Bayardo San Román, it turns out, is no mere adventurer. When his family comes to visit, the town learns he’s the son of one of Colombia’s great generals. His wealth is real. He buys the best house in town and the general pays for the most lavish wedding the area has ever seen. Everyone is invited, the celebration spills out into the main square, and the whole town is richly fed and heartily drunk when Bayardo San Román whisks his new bride off to the wedding bed in the great mansion on the hill.
One problem though. Angela is not a virgin. Bayardo San Román returns her in disgust to her mother before the night is through. Angela’s mother beats her savagely, and the family demands to know who took her virginity.
After intense interrogation, she gives up the name of Santiago Nasar, a young, wealthy landowner currently engaged to another young woman in town. The narrator, who had been close to Nasar at the time, and with whom he shared many secrets, does not believe Nasar ever had any dealing with Angela Vicario.
He believes Angela named him as her seducer precisely because he wasn’t the type, and because he was generally liked and well regarded and wealthy. All of these factors would have dissuaded her brothers, Pablo and Pedro, from trying to avenge her honor.
But it doesn’t dissuade them. Beginning at dawn on the day after the wedding, they vow to kill Santiago Nasar to avenge the supposed wrong he perpetrated on their sister. At dawn, many of the wedding revelers are still roaming the streets, while the more sober citizens are up and about, preparing for the business of the day.
The Vicario brothers, carrying the knives they use to butcher pigs, tell almost everyone they encounter that they are going to murder Santiago Nasar. People in town begin to put two and two together. They understand that Bayardo San Román has rejected his bride on the wedding night, and there’s only one legitimate reason to do that. They understand that if the Vicario brothers’ anger is focused on Nasar in light of the rejection, there can be only one reason why.

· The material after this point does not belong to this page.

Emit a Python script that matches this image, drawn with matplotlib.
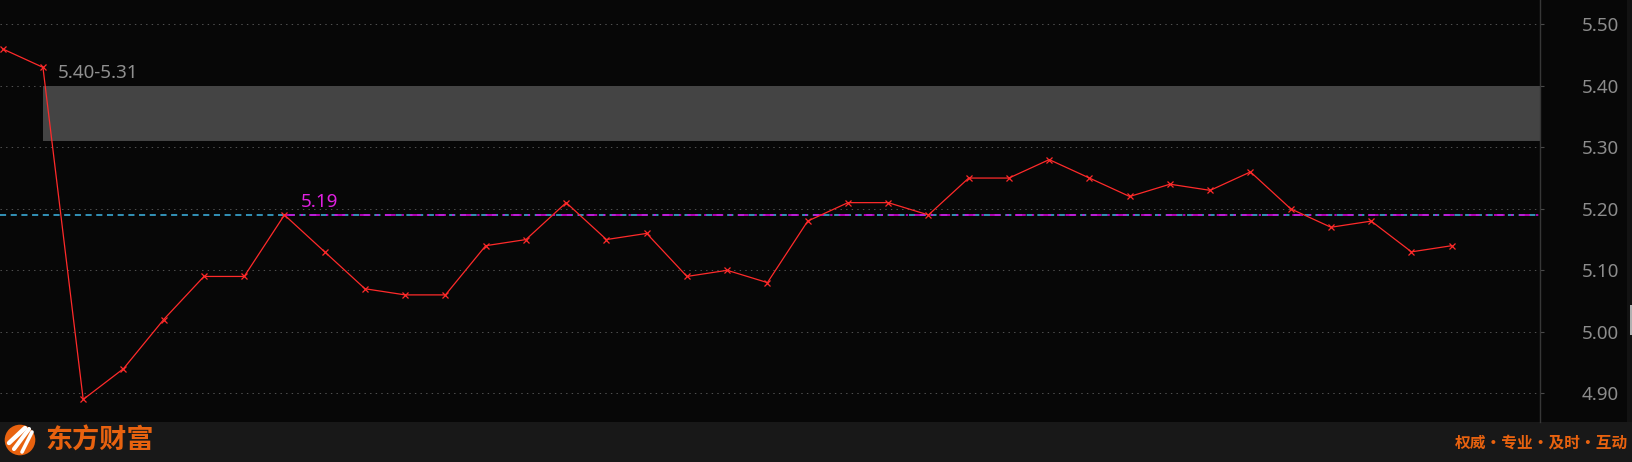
import matplotlib
matplotlib.use("Agg")
import matplotlib.pyplot as plt
from matplotlib.patches import Rectangle, Circle

# ---- data ----
prices = [5.46, 5.43, 4.89, 4.94, 5.02, 5.09, 5.09, 5.19, 5.13, 5.07,
          5.06, 5.06, 5.14, 5.15, 5.21, 5.15, 5.16, 5.09, 5.10, 5.08,
          5.18, 5.21, 5.21, 5.19, 5.25, 5.25, 5.28, 5.25, 5.22, 5.24,
          5.23, 5.26, 5.20, 5.17, 5.18, 5.13, 5.14]
yticks = [4.90, 5.00, 5.10, 5.20, 5.30, 5.40, 5.50]
ytick_labels = ["4.90", "5.00", "5.10", "5.20", "5.30", "5.40", "5.50"]
zone_high = 5.40
zone_low = 5.31
zone_start = 1
zone_label = "5.40-5.31"
ref_value = 5.19
ref_index = 7
ref_label = "5.19"
brand_text = "东方财富"
slogan_text = "权威・专业・及时・互动"

W, H = 1633, 462
BG = "#070707"
fig = plt.figure(figsize=(W / 100, H / 100), dpi=100, facecolor=BG)

# overlay in pixel coordinates for footer / decorations
deco = fig.add_axes([0, 0, 1, 1], zorder=0)
deco.set_xlim(0, W)
deco.set_ylim(H, 0)
deco.axis("off")
deco.add_patch(Rectangle((0, 422), W, 40, color="#181818", lw=0))
deco.add_patch(Rectangle((1627, 0), 6, 422, color="#121212", lw=0))
deco.add_patch(Rectangle((1630, 305), 3, 30, color="#b0b0b0", lw=0))
# logo
deco.add_patch(Circle((20, 440), 15.3, color="#e8620f", lw=0))
for (x0, y0, x1, y1, w) in [(9, 443, 25, 428, 3.2), (14, 449, 29, 429, 3.0), (22, 452, 32, 432, 2.6)]:
    deco.plot([x0, x1], [y0, y1], color="white", lw=w, solid_capstyle="round")
deco.text(45, 441, brand_text, color="#e8620f", fontsize=19.5, fontweight="bold",
          family=["Noto Sans CJK SC", "DejaVu Sans"], ha="left", va="center")
deco.text(1628, 443, slogan_text, color="#e8620f", fontsize=11.3, fontweight="bold",
          family=["Noto Sans CJK SC", "DejaVu Sans"], ha="right", va="center")

# main chart
ax = fig.add_axes([0, 40 / H, 1540 / W, 422 / H], zorder=2)
ax.set_facecolor(BG)
x = list(range(len(prices)))
x0px, step = 2.7, 40.25
ax.set_xlim(-x0px / step, (1540 - x0px) / step)
ax.set_ylim(5.50 - (422 - 24.3) / 615, 5.50 + 24.3 / 615)

for s in ["top", "left", "bottom"]:
    ax.spines[s].set_visible(False)
ax.spines["right"].set_color("#363636")
ax.spines["right"].set_linewidth(1)

ax.set_yticks(yticks)
ax.set_yticklabels(ytick_labels, family="Noto Sans")
ax.yaxis.tick_right()
ax.tick_params(axis="y", colors="#4a4a4a", length=3, width=0.8, pad=27,
               labelcolor="#8c8c8c", labelsize=13.5)
ax.set_xticks([])
ax.yaxis.grid(True, color="#505050", linestyle=(0, (1.4, 4.2)), lw=0.72)
ax.set_axisbelow(True)

# zone
ax.fill_between([zone_start, 60], zone_low, zone_high, color="#444444", lw=0, zorder=1)
ax.text(zone_start + 0.37, 5.421, zone_label, color="#8f8f8f", fontsize=13.5,
        family="Noto Sans", ha="left", va="center", zorder=5)

# reference line
ax.axhline(ref_value, color="#3fb6e6", linestyle=(0, (4, 3)), lw=1.1, zorder=2)
ax.hlines(ref_value, ref_index, 60, color="#e000e0", linestyle=(0, (7, 4, 1.5, 4)), lw=1.1, zorder=3)
ax.text(ref_index + 0.41, 5.2115, ref_label, color="#e020e0", fontsize=13.5,
        family="Noto Sans", ha="left", va="center", zorder=5)

# price line
ax.plot(x, prices, color="#ff2a2a", lw=0.9, marker="x", ms=5, mew=0.9, zorder=4)

fig.savefig("out.png", dpi=100, facecolor=BG)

By the time Nasar leaves his house to start his day, everyone in town knows the Vicario brothers are waiting to kill him, though no one believes they’ll actually do it, since they’ve never caused trouble in the past. Worse yet, because everyone in town knows that this murder is going to take place, and where and when it will happen, they assume Nasar knows as well. They assume someone has passed along the information to him.
Well, when everyone assumes someone else did the telling, no one actually bothers to do it themselves, and here is a big part of the tragedy. Many, including the narrator, speculate that the Vicario brothers went around telling everyone what they were going to do because they wanted someone to stop them. They had to appear to avenge their sister’s honor, but they didn’t want to actually murder anyone, much less a man they liked and respected.

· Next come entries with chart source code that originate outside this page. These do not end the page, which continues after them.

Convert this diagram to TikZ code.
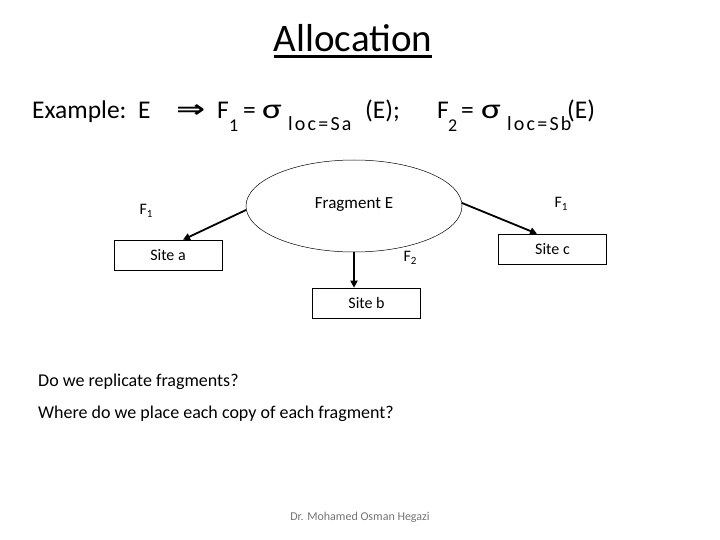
\documentclass[tikz,border=0pt]{standalone}
\usepackage{fontspec}
\setmainfont{Carlito}
\newfontfamily\dejavu{DejaVu Sans}
\usetikzlibrary{arrows.meta,shapes.geometric}
\begin{document}
\begin{tikzpicture}[x=1pt,y=-1pt,
  site/.style={draw,line width=0.6pt,minimum width=108pt,minimum height=30pt,inner sep=0pt,font=\fontsize{16}{18}\selectfont},
  lbl/.style={font=\fontsize{16}{18}\selectfont,inner sep=0pt},
  conn/.style={line width=1.8pt,-{Triangle[length=7pt,width=7pt]}},
  body/.style={font=\fontsize{18}{20}\selectfont,anchor=base west,inner sep=0pt},
  big/.style={font=\fontsize{25.5}{30}\selectfont,anchor=base west,inner sep=0pt},
  sub/.style={font=\fontsize{20}{22}\selectfont\addfontfeature{LetterSpace=11},anchor=base west,inner sep=0pt},
  subn/.style={font=\fontsize{18}{20}\selectfont,anchor=base west,inner sep=0pt}]
\useasboundingbox (0,0) rectangle (720,540);
\node[anchor=base,inner sep=0pt,font=\fontsize{39}{44}\selectfont] (title) at (353,51.5) {Allocation};
\draw[line width=2.6pt] ([yshift=-5pt]title.base west) -- ([yshift=-5pt]title.base east);
% example line
\node[big] (ex1) at (32,118.5) {Example:};
\node[big] (ex2) at (138,118.5) {E};
\node[big,font=\dejavu\bfseries\fontsize{24}{30}\selectfont] (ex3) at (176,118) {\scalebox{1.45}[1]{⇒}};
\node[big] (ex4) at (217,118.5) {F};
\node[subn] (ex5) at (229,132) {1};
\node[big] (ex6) at (243,118.5) {=};
\node[big] (ex7) at (262,119) {\scalebox{1.45}[1.1]{σ}};
\node[sub] (ex8) at (288,130.5) {loc=Sa};
\node[big] (ex9) at (365,118.5) {(E);};
\node[big] (ex10) at (437,118.5) {F};
\node[subn] (ex11) at (448,132) {2};
\node[big] (ex12) at (461,118.5) {=};
\node[big] (ex13) at (481,119) {\scalebox{1.45}[1.1]{σ}};
\node[sub] (ex14) at (507,130.5) {loc=Sb};
\node[big] (ex15) at (567,118.5) {(E)};
% diagram
\node[draw,ellipse,line width=0.5pt,minimum width=216pt,minimum height=92pt,inner sep=0pt] (E) at (354,206) {};
\node[lbl,font=\fontsize{17}{18}\selectfont] (Et) at (354,205) {Fragment E};
\node[site] (sa) at (168,255) {Site a};
\node[site] (sb) at (366.5,303) {Site b};
\node[site] (sc) at (552.5,249) {Site c};
\coordinate (ea) at (246,210);
\coordinate (ec) at (462,203);
\coordinate (ta) at (183,239);
\coordinate (tc) at (537,233);
\draw[conn] (ea) -- (sa.north -| ta);
\draw[conn] (ec) -- (sc.north -| tc);
\draw[conn] (E.south) -- (E.south |- sb.north);
\node[lbl] (f1a) at (146,211) {F\raisebox{-0.4ex}{\fontsize{11}{12}\selectfont 1}};
\node[lbl] (f1c) at (561,204) {F\raisebox{-0.4ex}{\fontsize{11}{12}\selectfont 1}};
\node[lbl] (f2) at (410,258) {F\raisebox{-0.4ex}{\fontsize{11}{12}\selectfont 2}};
\node[body] (q1) at (38,386) {Do we replicate fragments?};
\node[body] (q2) at (38,418) {Where do we place each copy of each fragment?};
\node[anchor=base,inner sep=0pt,text=black!55,font=\fontsize{12}{14}\selectfont] (ft) at (360,520) {Dr. Mohamed Osman Hegazi};
\end{tikzpicture}
\end{document}
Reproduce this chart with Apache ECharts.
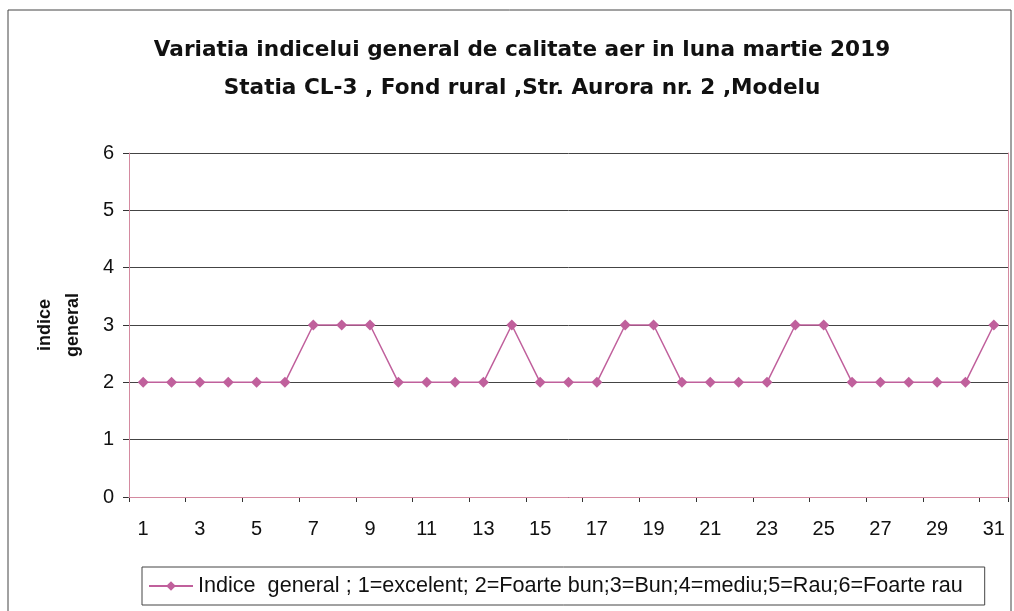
<!DOCTYPE html>
<html lang="ro">
<head>
<meta charset="UTF-8">
<title>Indice general CL-3 martie 2019</title>
<style>
  html, body { margin: 0; padding: 0; background: #fff; }
  #main { width: 1014px; height: 611px; }
</style>
</head>
<body>
<div id="main"></div>
<script src="https://cdn.jsdelivr.net/npm/echarts@6/dist/echarts.min.js"></script>
<script>
var zile = ['1','2','3','4','5','6','7','8','9','10','11','12','13','14','15','16','17','18','19','20','21','22','23','24','25','26','27','28','29','30','31'];
var indice = [2,2,2,2,2,2,3,3,3,2,2,2,2,3,2,2,2,3,3,2,2,2,2,3,3,2,2,2,2,2,3];
var numeSerie = 'Indice  general ; 1=excelent; 2=Foarte bun;3=Bun;4=mediu;5=Rau;6=Foarte rau';
var roz = '#d48aa0';

var chart = echarts.init(document.getElementById('main'));
chart.setOption({
    animation: false,
    backgroundColor: '#fff',
    textStyle: { fontFamily: 'Liberation Sans, Arial, sans-serif' },
    title: {
        text: 'Variatia indicelui general de calitate aer in luna martie 2019\nStatia CL-3 , Fond rural ,Str. Aurora nr. 2 ,Modelu',
        left: 517,
        textAlign: 'center',
        top: 26,
        textStyle: { fontSize: 21.6, fontWeight: 'bold', color: '#111', lineHeight: 38, fontFamily: 'DejaVu Sans' }
    },
    graphic: [{
        type: 'rect',
        shape: { x: 8, y: 10, width: 1003, height: 605 },
        style: { fill: 'none', stroke: '#444', lineWidth: 1 },
        silent: true
    }],
    legend: {
        left: 142,
        top: 567,
        padding: [8, 22, 8, 6],
        itemWidth: 44,
        itemHeight: 12,
        itemGap: 10,
        borderColor: '#444',
        borderWidth: 1,
        textStyle: { fontSize: 21.6, color: '#111' },
        data: [numeSerie]
    },
    grid: { left: 129, right: 6, top: 153, bottom: 114 },
    xAxis: [{
        type: 'category',
        data: zile,
        boundaryGap: true,
        axisLine: { lineStyle: { color: '#333' } },
        axisTick: { show: true, length: 5, lineStyle: { color: '#333' } },
        axisLabel: { interval: 1, fontSize: 20, color: '#111', margin: 22 }
    }, {
        // chenarul de sus al zonei de grafic
        type: 'category',
        data: zile,
        position: 'top',
        z: 4,
        axisLine: { lineStyle: { color: roz } },
        axisTick: { show: false },
        axisLabel: { show: false }
    }],
    yAxis: [{
        type: 'value',
        min: 0, max: 6, interval: 1,
        name: 'indice\ngeneral',
        nameLocation: 'middle',
        nameRotate: 90,
        nameGap: 42,
        nameTextStyle: { fontSize: 18, fontWeight: 'bold', color: '#111', lineHeight: 28 },
        axisLine: { show: true, lineStyle: { color: roz } },
        axisTick: { show: true, length: 6, lineStyle: { color: '#333' } },
        axisLabel: { fontSize: 20, color: '#111', margin: 15 },
        splitLine: { lineStyle: { color: '#444' } }
    }, {
        // chenarul din dreapta
        type: 'value',
        min: 0, max: 6, interval: 1,
        position: 'right',
        z: 4,
        axisLine: { show: true, lineStyle: { color: roz } },
        axisTick: { show: false },
        axisLabel: { show: false },
        splitLine: { show: false }
    }],
    series: [{
        name: numeSerie,
        type: 'line',
        data: indice,
        symbol: 'diamond',
        symbolSize: 11,
        color: '#c0609c',
        lineStyle: { color: '#c0609c', width: 1.5 },
        itemStyle: { color: '#c0609c' }
    }]
});
</script>
</body>
</html>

But when the time came and Nasar stumbled into his assassins, the crowd pressed in to watch, and the brothers could not back down from their boast. They had to go through with it.
Much of the chronicle describes the long series of missed opportunities that could have prevented the tragedy. From a narrative perspective, you might say that, buried in the unfolding of a murder procedural is a portrait of a close-knit society whose rigid rules of propriety and honor created the high-pressure environment that led to what was really a series of preventable tragedies: Angela’s engagement, her rejection, and then the murder.

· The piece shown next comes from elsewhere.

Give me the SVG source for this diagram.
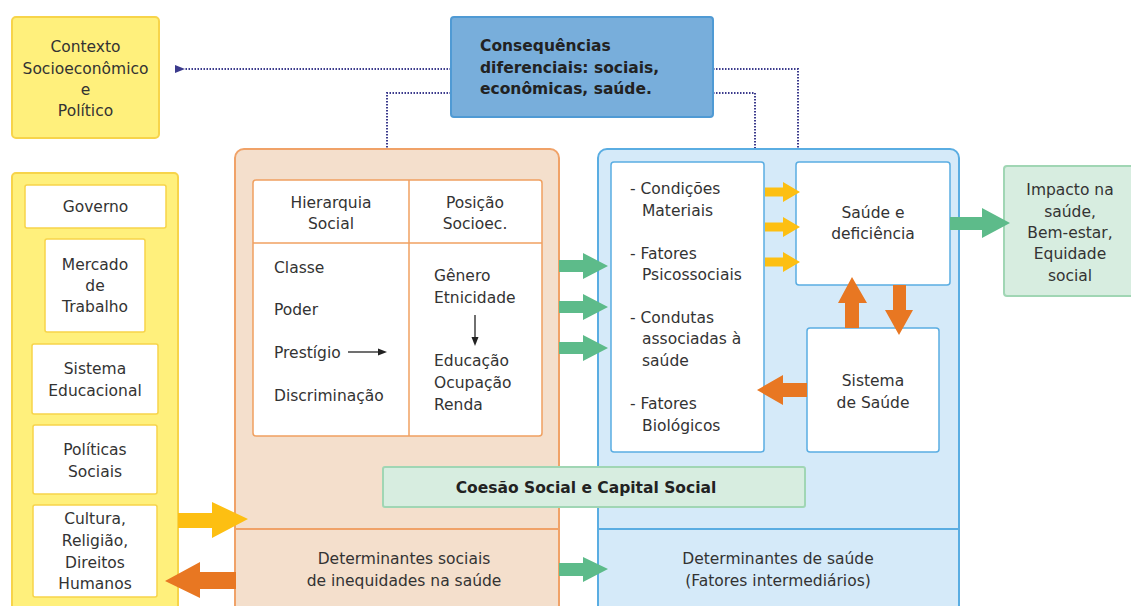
<svg xmlns="http://www.w3.org/2000/svg" width="1131" height="606" viewBox="0 0 1131 606">
<style>
text{font-family:"DejaVu Sans","Verdana",sans-serif;font-size:15.5px;fill:#333}
.c{text-anchor:middle}
.b{font-weight:bold;fill:#222}
.yel{fill:#fff07c;stroke:#f7d44a;stroke-width:2}
.wy{fill:#fff;stroke:#f7d44a;stroke-width:1.5}
.or{fill:#f4dfcc;stroke:#f0a268;stroke-width:2}
.wo{fill:#fff;stroke:#f0a060;stroke-width:1.5}
.bl{fill:#d5eaf9;stroke:#5aade2;stroke-width:2}
.wb{fill:#fff;stroke:#5aade2;stroke-width:1.5}
.gr{fill:#d7ede0;stroke:#a0d6b4;stroke-width:2}
.dot{fill:none;stroke:#3b3a8c;stroke-width:2;stroke-dasharray:1.5 1.5}
.ga{fill:#5dbb8a}
.ya{fill:#fdbf12}
.oa{fill:#e87722}
</style>
<defs>
<marker id="dh" markerWidth="10" markerHeight="8" refX="1" refY="4" orient="auto" markerUnits="userSpaceOnUse">
<path d="M0,4 L10,0 L10,8 Z" fill="#3b3a8c"/>
</marker>
</defs>

<g id="connectors">
<path class="dot" d="M451,69 H184" marker-end="url(#dh)"/>
<path class="dot" d="M451,93 H387 V149"/>
<path class="dot" d="M713,69 H798 V149"/>
<path class="dot" d="M713,93 H755 V149"/>
</g>

<g id="contexto">
<rect class="yel" x="12" y="17" width="147" height="121" rx="4"/>
<text class="c" x="85.5" y="52">Contexto</text>
<text class="c" x="85.5" y="74">Socioeconômico</text>
<text class="c" x="85.5" y="95">e</text>
<text class="c" x="85.5" y="116">Político</text>
</g>

<g id="consequencias">
<rect x="451" y="17" width="262" height="100" rx="3" fill="#78aedb" stroke="#4f9ad4" stroke-width="2"/>
<text class="b" x="480" y="51">Consequências</text>
<text class="b" x="480" y="73">diferenciais: sociais,</text>
<text class="b" x="480" y="94">econômicas, saúde.</text>
</g>

<g id="estrutura">
<rect class="yel" x="12" y="173" width="166" height="450" rx="4"/>
<rect class="wy" x="25" y="185" width="141" height="43" rx="2"/>
<text class="c" x="95.5" y="212">Governo</text>
<rect class="wy" x="45" y="239" width="100" height="93" rx="2"/>
<text class="c" x="95" y="270">Mercado</text>
<text class="c" x="95" y="291">de</text>
<text class="c" x="95" y="312">Trabalho</text>
<rect class="wy" x="32" y="344" width="126" height="70" rx="2"/>
<text class="c" x="95" y="374">Sistema</text>
<text class="c" x="95" y="396">Educacional</text>
<rect class="wy" x="33" y="425" width="124" height="69" rx="2"/>
<text class="c" x="95" y="455">Políticas</text>
<text class="c" x="95" y="477">Sociais</text>
<rect class="wy" x="33" y="505" width="124" height="92" rx="2"/>
<text class="c" x="95" y="524">Cultura,</text>
<text class="c" x="95" y="546">Religião,</text>
<text class="c" x="95" y="568">Direitos</text>
<text class="c" x="95" y="589">Humanos</text>
</g>

<g id="determinantes-sociais">
<rect class="or" x="235" y="149" width="324" height="480" rx="9"/>
<line x1="235" y1="529" x2="559" y2="529" stroke="#f0a268" stroke-width="2"/>
<text class="c" x="404" y="564">Determinantes sociais</text>
<text class="c" x="404" y="586">de inequidades na saúde</text>
<rect class="wo" x="253" y="180" width="289" height="256" rx="3"/>
<line x1="409" y1="180" x2="409" y2="436" stroke="#f0a060" stroke-width="1.5"/>
<line x1="253" y1="243" x2="542" y2="243" stroke="#f0a060" stroke-width="1.5"/>
<text class="c" x="331" y="208">Hierarquia</text>
<text class="c" x="331" y="229">Social</text>
<text class="c" x="475" y="208">Posição</text>
<text class="c" x="475" y="229">Socioec.</text>
<text x="274" y="273">Classe</text>
<text x="274" y="315">Poder</text>
<text x="274" y="358">Prestígio</text>
<text x="274" y="401">Discriminação</text>
<line x1="348" y1="352" x2="380" y2="352" stroke="#222" stroke-width="1.3"/>
<path d="M387,352 L378,348.5 L378,355.5 Z" fill="#222"/>
<text x="434" y="281">Gênero</text>
<text x="434" y="303">Etnicidade</text>
<line x1="475" y1="315" x2="475" y2="339" stroke="#222" stroke-width="1.3"/>
<path d="M475,346 L471.5,337 L478.5,337 Z" fill="#222"/>
<text x="434" y="366">Educação</text>
<text x="434" y="388">Ocupação</text>
<text x="434" y="410">Renda</text>
</g>

<g id="determinantes-saude">
<rect class="bl" x="598" y="149" width="361" height="480" rx="9"/>
<line x1="598" y1="529" x2="959" y2="529" stroke="#5aade2" stroke-width="2"/>
<text class="c" x="778" y="564">Determinantes de saúde</text>
<text class="c" x="778" y="586">(Fatores intermediários)</text>
</g>

<g id="fatores">
<rect class="wb" x="611" y="162" width="153" height="290" rx="3"/>
<text x="630" y="194">- Condições</text>
<text x="642" y="216">Materiais</text>
<text x="630" y="259">- Fatores</text>
<text x="642" y="280">Psicossociais</text>
<text x="630" y="323">- Condutas</text>
<text x="642" y="344">associadas à</text>
<text x="642" y="366">saúde</text>
<text x="630" y="409">- Fatores</text>
<text x="642" y="431">Biológicos</text>
</g>

<g id="saude-deficiencia">
<rect class="wb" x="796" y="162" width="154" height="123" rx="3"/>
<text class="c" x="873" y="218">Saúde e</text>
<text class="c" x="873" y="239">deficiência</text>
</g>

<g id="sistema-saude">
<rect class="wb" x="807" y="328" width="132" height="124" rx="3"/>
<text class="c" x="873" y="386">Sistema</text>
<text class="c" x="873" y="408">de Saúde</text>
</g>

<g id="impacto">
<rect class="gr" x="1004" y="166" width="140" height="130" rx="3"/>
<text class="c" x="1070" y="195">Impacto na</text>
<text class="c" x="1070" y="217">saúde,</text>
<text class="c" x="1070" y="238">Bem-estar,</text>
<text class="c" x="1070" y="259">Equidade</text>
<text class="c" x="1070" y="281">social</text>
</g>

<g id="coesao">
<rect class="gr" x="383" y="467" width="422" height="40" rx="2"/>
<text class="c b" x="586" y="493">Coesão Social e Capital Social</text>
</g>

<g id="block-arrows">
<path class="ya" d="M178,513 H212 V502 L248,519 L212,538 V528 H178 Z"/>
<path class="oa" d="M236,572 H200 V562 L165,581 L200,598 V589 H236 Z"/>
<path class="ga" d="M559,260 H583 V253 L608,266 L583,279 V272 H559 Z"/>
<path class="ga" d="M559,301 H583 V294 L608,307 L583,320 V313 H559 Z"/>
<path class="ga" d="M559,342 H583 V335 L608,348 L583,361 V354 H559 Z"/>
<path class="ga" d="M559,563 H583 V557 L608,569 L583,582 V576 H559 Z"/>
<path class="ya" d="M765,187.5 H783 V182 L800,192 L783,202 V196.5 H765 Z"/>
<path class="ya" d="M765,222.5 H783 V217 L800,227 L783,237 V231.5 H765 Z"/>
<path class="ya" d="M765,257.5 H783 V252 L800,262 L783,272 V266.5 H765 Z"/>
<path class="oa" d="M845,328 V303 H838 L852,277 L867,303 H859 V328 Z"/>
<path class="oa" d="M893,285 V310 H885 L899,335 L913,310 H906 V285 Z"/>
<path class="oa" d="M807,383 H783 V375 L757,390 L783,405 V397 H807 Z"/>
<path class="ga" d="M950,217 H982 V208 L1010,223 L982,238 V230 H950 Z"/>
</g>
</svg>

But you can also look at this book as an ethnography that happens to center around a murder. The richer part of the book really is the lively and detailed portrait of a small town that Márquez conveys in surprisingly few words. He is a brilliant writer, and this is an excellent work showing how cultural values and expectations can destroy people, can lead them to destroy others, and can tear apart the very society they’re designed to hold together.